[Dataset excerpt start]
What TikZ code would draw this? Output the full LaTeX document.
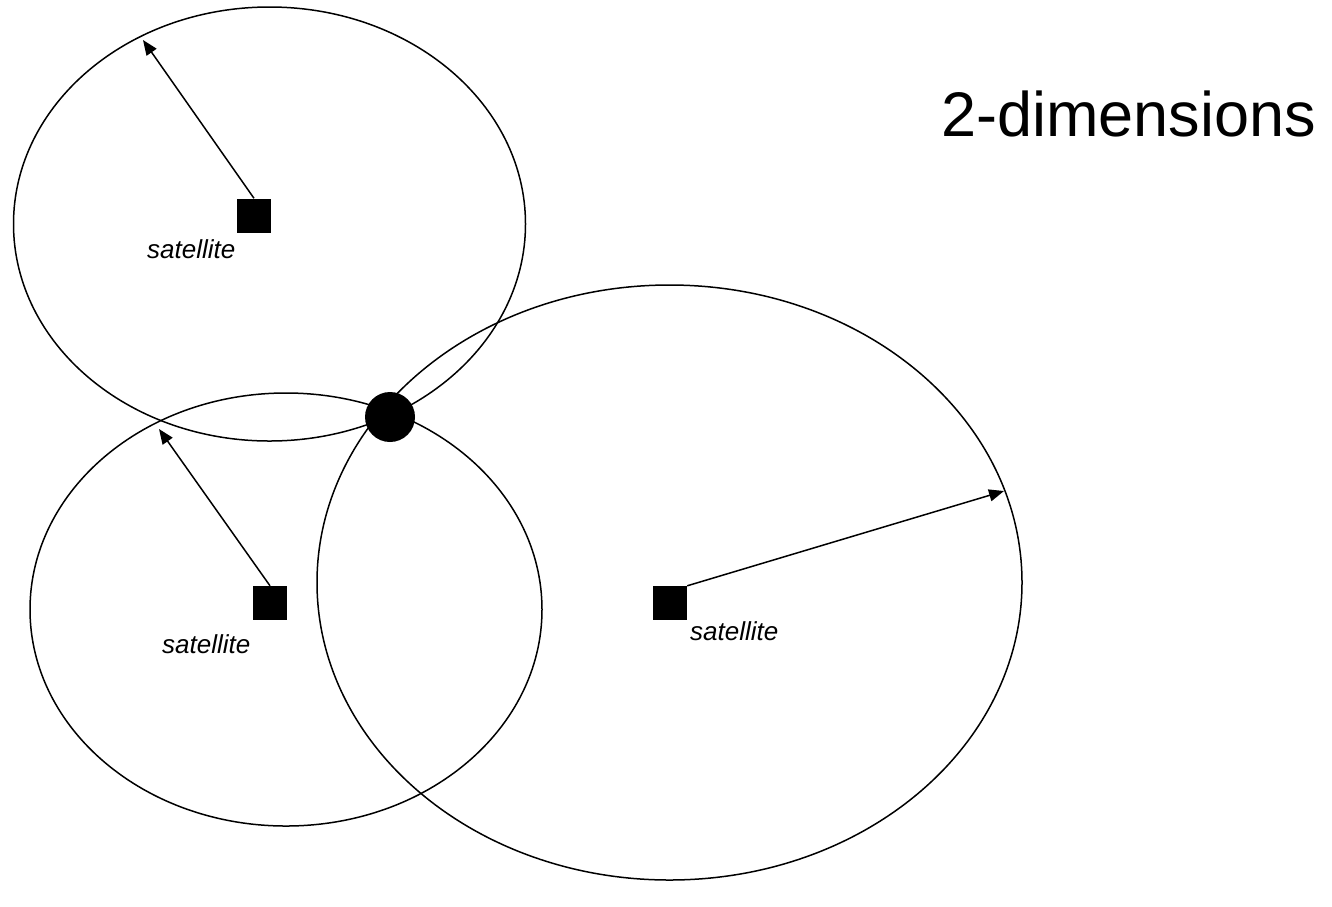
\documentclass[tikz,border=0pt]{standalone}
\usepackage{fontspec}
\setmainfont{Liberation Sans}
\usetikzlibrary{arrows.meta}

\begin{document}
\begin{tikzpicture}[x=1pt,y=-1pt,
    sat/.style={fill=black, minimum size=34pt, inner sep=0pt},
    lbl/.style={anchor=base west, inner sep=0pt, font=\fontsize{26}{30}\selectfont\itshape},
    ring/.style={line width=1.5pt},
    ray/.style={line width=1.5pt, -{Triangle[length=15pt,width=12pt]}}]
    \useasboundingbox (0,0) rectangle (1332,906);

    % coverage rings
    \draw[ring] (269.5,224) ellipse [x radius=256, y radius=217];
    \draw[ring] (286,609.5) ellipse [x radius=256, y radius=216.5];
    \draw[ring] (669.5,582.5) ellipse [x radius=352.5, y radius=297.5];

    \node[sat] (s1) at (254,215.5) {};
    \node[sat] (s2) at (270,603) {};
    \node[sat] (s3) at (670,603) {};

    \node[lbl] (l1) at (147,258) {satellite};
    \node[lbl] (l2) at (162,653) {satellite};
    \node[lbl] (l3) at (690,640) {satellite};

    \node[fill=black, circle, minimum size=50pt, inner sep=0pt] (fix) at (390,417) {};

    \node[anchor=base west, inner sep=0pt, font=\fontsize{63}{76}\selectfont] (title) at (941,136) {2-dimensions};

    \coordinate (t1) at (143,40);
    \coordinate (t2) at (159,429);
    \coordinate (t3) at (1004,491);

    \draw[ray] (s1.north) -- (t1);
    \draw[ray] (s2.north) -- (t2);
    \draw[ray] (s3.north east) -- (t3);
\end{tikzpicture}
\end{document}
[Dataset excerpt end]
- _Goal_: Word for word, quote the lines above. Omit the pictures.

- _Written solution_:
What TikZ code would draw this? Output the full LaTeX document.
\documentclass[tikz,border=0pt]{standalone}
\usepackage{fontspec}
\setmainfont{Liberation Sans}
\usetikzlibrary{arrows.meta}

\begin{document}
\begin{tikzpicture}[x=1pt,y=-1pt,
    sat/.style={fill=black, minimum size=34pt, inner sep=0pt},
    lbl/.style={anchor=base west, inner sep=0pt, font=\fontsize{26}{30}\selectfont\itshape},
    ring/.style={line width=1.5pt},
    ray/.style={line width=1.5pt, -{Triangle[length=15pt,width=12pt]}}]
    \useasboundingbox (0,0) rectangle (1332,906);

    % coverage rings
    \draw[ring] (269.5,224) ellipse [x radius=256, y radius=217];
    \draw[ring] (286,609.5) ellipse [x radius=256, y radius=216.5];
    \draw[ring] (669.5,582.5) ellipse [x radius=352.5, y radius=297.5];

    \node[sat] (s1) at (254,215.5) {};
    \node[sat] (s2) at (270,603) {};
    \node[sat] (s3) at (670,603) {};

    \node[lbl] (l1) at (147,258) {satellite};
    \node[lbl] (l2) at (162,653) {satellite};
    \node[lbl] (l3) at (690,640) {satellite};

    \node[fill=black, circle, minimum size=50pt, inner sep=0pt] (fix) at (390,417) {};

    \node[anchor=base west, inner sep=0pt, font=\fontsize{63}{76}\selectfont] (title) at (941,136) {2-dimensions};

    \coordinate (t1) at (143,40);
    \coordinate (t2) at (159,429);
    \coordinate (t3) at (1004,491);

    \draw[ray] (s1.north) -- (t1);
    \draw[ray] (s2.north) -- (t2);
    \draw[ray] (s3.north east) -- (t3);
\end{tikzpicture}
\end{document}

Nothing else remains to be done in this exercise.